→ **What to do**
Don't include pictures. Quote the lines below from the first through the line that contains "import pandas as pd".

########

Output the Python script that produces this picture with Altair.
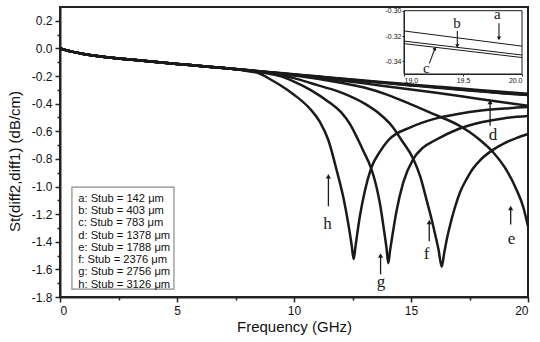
import altair as alt
import pandas as pd

# ---------------- data ----------------
curve_ids = ["a", "b", "c", "d", "e", "f", "g", "h"]
stub_um = [142, 403, 783, 1378, 1788, 2376, 2756, 3126]
legend_labels = [
    "a: Stub = 142 μm", "b: Stub = 403 μm", "c: Stub = 783 μm", "d: Stub = 1378 μm",
    "e: Stub = 1788 μm", "f:  Stub = 2376 μm", "g: Stub = 2756 μm", "h: Stub = 3126 μm",
]

# common low-frequency part shared by all curves
common_freq = [0, 0.25, 0.5, 1, 1.5, 2, 3, 4, 5, 6, 7]
common_val = [0.0, -0.012, -0.023, -0.040, -0.053, -0.064, -0.081, -0.097, -0.112, -0.127, -0.142]

abcd_freq = [8, 9, 10, 11, 12, 13, 14, 15, 16, 17, 18, 19, 20]
a_val = [-0.157, -0.172, -0.187, -0.202, -0.217, -0.232, -0.247, -0.261, -0.275, -0.289, -0.302, -0.316, -0.328]
b_val = [-0.157, -0.173, -0.189, -0.204, -0.220, -0.235, -0.251, -0.266, -0.280, -0.295, -0.309, -0.324, -0.335]
c_val = [-0.158, -0.174, -0.190, -0.206, -0.222, -0.237, -0.253, -0.268, -0.283, -0.297, -0.312, -0.326, -0.337]
d_val = [-0.158, -0.175, -0.193, -0.212, -0.232, -0.253, -0.275, -0.297, -0.319, -0.343, -0.368, -0.392, -0.415]

e_freq = [8, 9, 10, 11, 12, 13, 14, 15, 16, 17, 17.5, 18, 18.5, 19, 19.5, 19.8, 20]
e_val = [-0.159, -0.177, -0.196, -0.219, -0.248, -0.283, -0.336, -0.405, -0.478, -0.553, -0.605,
         -0.670, -0.750, -0.860, -1.020, -1.150, -1.290]

f_freq = [8, 9, 10, 10.7, 11, 12, 13, 13.7, 14.2, 14.6, 15.1, 15.4, 15.67, 15.9, 16.03, 16.18, 16.31,
          16.42, 16.52, 16.7, 16.88, 17.1, 17.38, 17.65, 17.95, 18.45, 19, 19.5, 20]
f_val = [-0.160, -0.182, -0.215, -0.250, -0.266, -0.318, -0.398, -0.480, -0.565, -0.665, -0.800, -0.930,
         -1.100, -1.250, -1.345, -1.460, -1.580, -1.480, -1.390, -1.260, -1.150, -1.040, -0.945, -0.870,
         -0.810, -0.740, -0.685, -0.650, -0.620]

g_freq = [8, 9, 9.4, 10, 10.7, 11.5, 12, 12.4, 12.75, 13.0, 13.29, 13.5, 13.68, 13.85, 13.95, 14.03,
          14.1, 14.2, 14.39, 14.67, 15.1, 15.5, 16.03, 17, 18, 19, 20]
g_val = [-0.159, -0.185, -0.200, -0.240, -0.300, -0.390, -0.460, -0.550, -0.665, -0.755, -0.865, -0.985,
         -1.130, -1.320, -1.440, -1.555, -1.470, -1.360, -1.170, -0.970, -0.800, -0.720, -0.665, -0.585,
         -0.535, -0.505, -0.490]

h_freq = [7.5, 8, 8.5, 9, 9.4, 10, 10.7, 11.1, 11.47, 11.82, 12.11, 12.32, 12.46, 12.55, 12.63, 12.82,
          13.03, 13.29, 13.68, 14.03, 15, 16, 17, 18, 19, 20]
h_val = [-0.151, -0.163, -0.180, -0.225, -0.265, -0.335, -0.440, -0.530, -0.665, -0.880, -1.080, -1.270,
         -1.420, -1.525, -1.430, -1.210, -1.030, -0.870, -0.745, -0.665, -0.570, -0.510, -0.475, -0.450,
         -0.435, -0.425]

tails = {
    "a": (abcd_freq, a_val), "b": (abcd_freq, b_val), "c": (abcd_freq, c_val), "d": (abcd_freq, d_val),
    "e": (e_freq, e_val), "f": (f_freq, f_val), "g": (g_freq, g_val), "h": (h_freq, h_val),
}

rows = []
for cid, lab in zip(curve_ids, legend_labels):
    fr, vl = tails[cid]
    for x, y in zip(common_freq + fr, common_val + vl):
        rows.append({"freq": x, "value": y, "curve": cid, "label": lab})
df = pd.DataFrame(rows)

# annotation letters in the main plot (letter, text pos, arrow x, arrow from/to)
ann_letter = ["d", "e", "f", "g", "h"]
ann_x = [18.50, 19.30, 15.67, 13.72, 11.43]
ann_y = [-0.665, -1.415, -1.526, -1.728, -1.304]
arr_x = [18.38, 19.26, 15.78, 13.70, 11.47]
arr_y0 = [-0.560, -1.275, -1.396, -1.636, -1.143]
arr_y1 = [-0.388, -1.155, -1.257, -1.499, -0.926]

# legend box corners (data units of the main plot)
box_x = [0.51]
box_x2 = [4.87]
box_y = [-1.005]
box_y2 = [-1.743]

# inset annotations
ins_letter = ["a", "b", "c"]
ins_x = [19.79, 19.45, 19.19]
ins_y = [-0.3068, -0.3139, -0.3490]
ins_ax0 = [19.805, 19.452, 19.215]
ins_ay0 = [-0.3100, -0.3160, -0.3416]
ins_ax1 = [19.805, 19.452, 19.263]
ins_ay1 = [-0.3218, -0.3279, -0.3297]
ins_head = ["triangle-down", "triangle-down", "triangle-up"]
ins_angle = [0, 0, 27]

major_y = [-1.8, -1.6, -1.4, -1.2, -1.0, -0.8, -0.6, -0.4, -0.2, 0.0, 0.2]
minor_y = [-1.7, -1.5, -1.3, -1.1, -0.9, -0.7, -0.5, -0.3, -0.1, 0.1]
major_x = [0, 5, 10, 15, 20]
minor_x = [2.5, 7.5, 12.5, 17.5]

# ---------------- chart ----------------
INK = "#1a1a1a"
minus_fix = "replace(datum.label, '−', '-')"

xs = alt.Scale(domain=[0, 20], nice=False, zero=False)
ys = alt.Scale(domain=[-1.8, 0.3], nice=False, zero=False)

box = alt.Chart(pd.DataFrame({"x": box_x, "x2": box_x2, "y": box_y, "y2": box_y2})).mark_rect(
    fill="white", stroke="#8a8a8a", strokeWidth=1.2).encode(
    x=alt.X("x:Q", scale=xs, axis=None), x2="x2:Q",
    y=alt.Y("y:Q", scale=ys, axis=None), y2="y2:Q")

lines = alt.Chart(df).mark_line(strokeWidth=2.5, interpolate="monotone").encode(
    x=alt.X("freq:Q", scale=xs, axis=alt.Axis(orient="bottom", values=major_x, format="d",
                                                 title="Frequency (GHz)", tickSize=5, labelPadding=3,
                                                 titlePadding=3)),
    y=alt.Y("value:Q", scale=ys, axis=alt.Axis(orient="left", values=major_y, format=".1f",
                                                  labelExpr=minus_fix, title="St(diff2,diff1) (dB/cm)",
                                                  tickSize=5, labelPadding=3, titlePadding=9, titleY=154)),
    color=alt.Color("label:N", scale=alt.Scale(domain=legend_labels, range=[INK] * 8),
                    legend=alt.Legend(orient="none", legendX=3, legendY=182, title=None, padding=4,
                                      labelFontSize=11.2, labelFont="Liberation Sans", labelColor="#111",
                                      symbolType="circle", symbolSize=0, symbolOpacity=0,
                                      symbolStrokeWidth=0, labelOffset=0, rowPadding=0.3,
                                      labelLimit=300)),
)

minor = alt.Chart(df).mark_point(opacity=0).encode(
    x=alt.X("freq:Q", scale=xs, title=None,
            axis=alt.Axis(orient="bottom", values=minor_x, labels=False, domain=False, tickSize=3)),
    y=alt.Y("value:Q", scale=ys, title=None,
            axis=alt.Axis(orient="left", values=minor_y, labels=False, domain=False, tickSize=3)),
)

ann_df = pd.DataFrame({"letter": ann_letter, "x": ann_x, "y": ann_y,
                       "ax": arr_x, "ay0": arr_y0, "ay1": arr_y1})
letters = alt.Chart(ann_df).mark_text(font="Liberation Serif", fontSize=17, baseline="alphabetic",
                                      align="center", color=INK).encode(
    x=alt.X("x:Q", scale=xs, axis=None), y=alt.Y("y:Q", scale=ys, axis=None), text="letter:N")
shafts = alt.Chart(ann_df).mark_rule(strokeWidth=1.3, color=INK).encode(
    x=alt.X("ax:Q", scale=xs, axis=None), y=alt.Y("ay0:Q", scale=ys, axis=None), y2="ay1:Q")
heads = alt.Chart(ann_df).mark_point(shape="triangle-up", filled=True, size=26, color=INK, opacity=1).encode(
    x=alt.X("ax:Q", scale=xs, axis=None), y=alt.Y("ay1:Q", scale=ys, axis=None))

# ---------------- inset ----------------
ixs = alt.Scale(domain=[19, 20], range=[344, 462], nice=False, zero=False)
iys = alt.Scale(domain=[-0.35, -0.30], range=[67, 3.7], nice=False, zero=False)

frame_df = pd.DataFrame({"x0": [19], "x1": [20], "y0": [-0.35], "y1": [-0.30]})
frame = alt.Chart(frame_df).mark_rect(fill="white", stroke=INK, strokeWidth=1).encode(
    x=alt.X("x0:Q", scale=ixs, axis=None), x2="x1:Q",
    y=alt.Y("y0:Q", scale=iys, axis=None), y2="y1:Q",
)
inset_axes = alt.Chart(frame_df).mark_point(opacity=0).encode(
    x=alt.X("x0:Q", scale=ixs, title=None,
            axis=alt.Axis(orient="bottom", offset=-223, values=[19.0, 19.5, 20.0], format=".1f",
                          labelFontSize=7, tickSize=2, tickWidth=1, domainWidth=1, labelPadding=0,
                          zindex=2)),
    y=alt.Y("y1:Q", scale=iys, title=None,
            axis=alt.Axis(orient="left", offset=-344, values=[-0.30, -0.32, -0.34], format=".2f",
                          labelExpr=minus_fix, labelFontSize=7, tickSize=2, tickWidth=1,
                          domainWidth=1, labelPadding=1, zindex=2)),
)

inset_df = df[df["curve"].isin(["a", "b", "c"]) & (df["freq"] >= 19)]
inset_lines = alt.Chart(inset_df).mark_line(strokeWidth=1, color=INK).encode(
    x=alt.X("freq:Q", scale=ixs, axis=None), y=alt.Y("value:Q", scale=iys, axis=None), detail="curve:N")

ins_df = pd.DataFrame({"letter": ins_letter, "x": ins_x, "y": ins_y, "ax0": ins_ax0, "ay0": ins_ay0,
                       "ax1": ins_ax1, "ay1": ins_ay1, "shape": ins_head, "angle": ins_angle})
ins_letters = alt.Chart(ins_df).mark_text(font="Liberation Serif", fontSize=15, baseline="alphabetic",
                                          align="center", color=INK).encode(
    x=alt.X("x:Q", scale=ixs, axis=None), y=alt.Y("y:Q", scale=iys, axis=None), text="letter:N")
ins_shafts = alt.Chart(ins_df).mark_rule(strokeWidth=1.1, color=INK).encode(
    x=alt.X("ax0:Q", scale=ixs, axis=None), x2="ax1:Q",
    y=alt.Y("ay0:Q", scale=iys, axis=None), y2="ay1:Q")
ins_heads = alt.Chart(ins_df).mark_point(filled=True, size=18, color=INK, opacity=1).encode(
    x=alt.X("ax1:Q", scale=ixs, axis=None), y=alt.Y("ay1:Q", scale=iys, axis=None),
    shape=alt.Shape("shape:N", scale=None, legend=None), angle=alt.Angle("angle:Q", scale=None))

chart = alt.layer(
    box, lines, minor, shafts, heads, letters,
    frame, inset_lines, ins_shafts, ins_heads, ins_letters, inset_axes,
).resolve_scale(
    x="independent", y="independent", color="independent", shape="independent", angle="independent"
).resolve_axis(x="independent", y="independent").properties(
    width=468, height=290,
    padding={"left": 60, "top": 7, "right": 12, "bottom": 45},
    autosize=alt.AutoSizeParams(type="none"),
    background="white",
).configure_view(
    stroke="#222222", strokeWidth=2
).configure_axis(
    domainColor="#222222", domainWidth=2, tickColor="#222222", tickWidth=1.5,
    labelColor="#111111", titleColor="#111111", labelFont="Liberation Sans", titleFont="Liberation Sans",
    labelFontSize=12, titleFontSize=15, titleFontWeight="normal", grid=False,
)

chart.save("out.html", embed_options={"renderer": "svg", "actions": False})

########

→ **Exercise solution**
Output the Python script that produces this picture with Altair.
import altair as alt
import pandas as pd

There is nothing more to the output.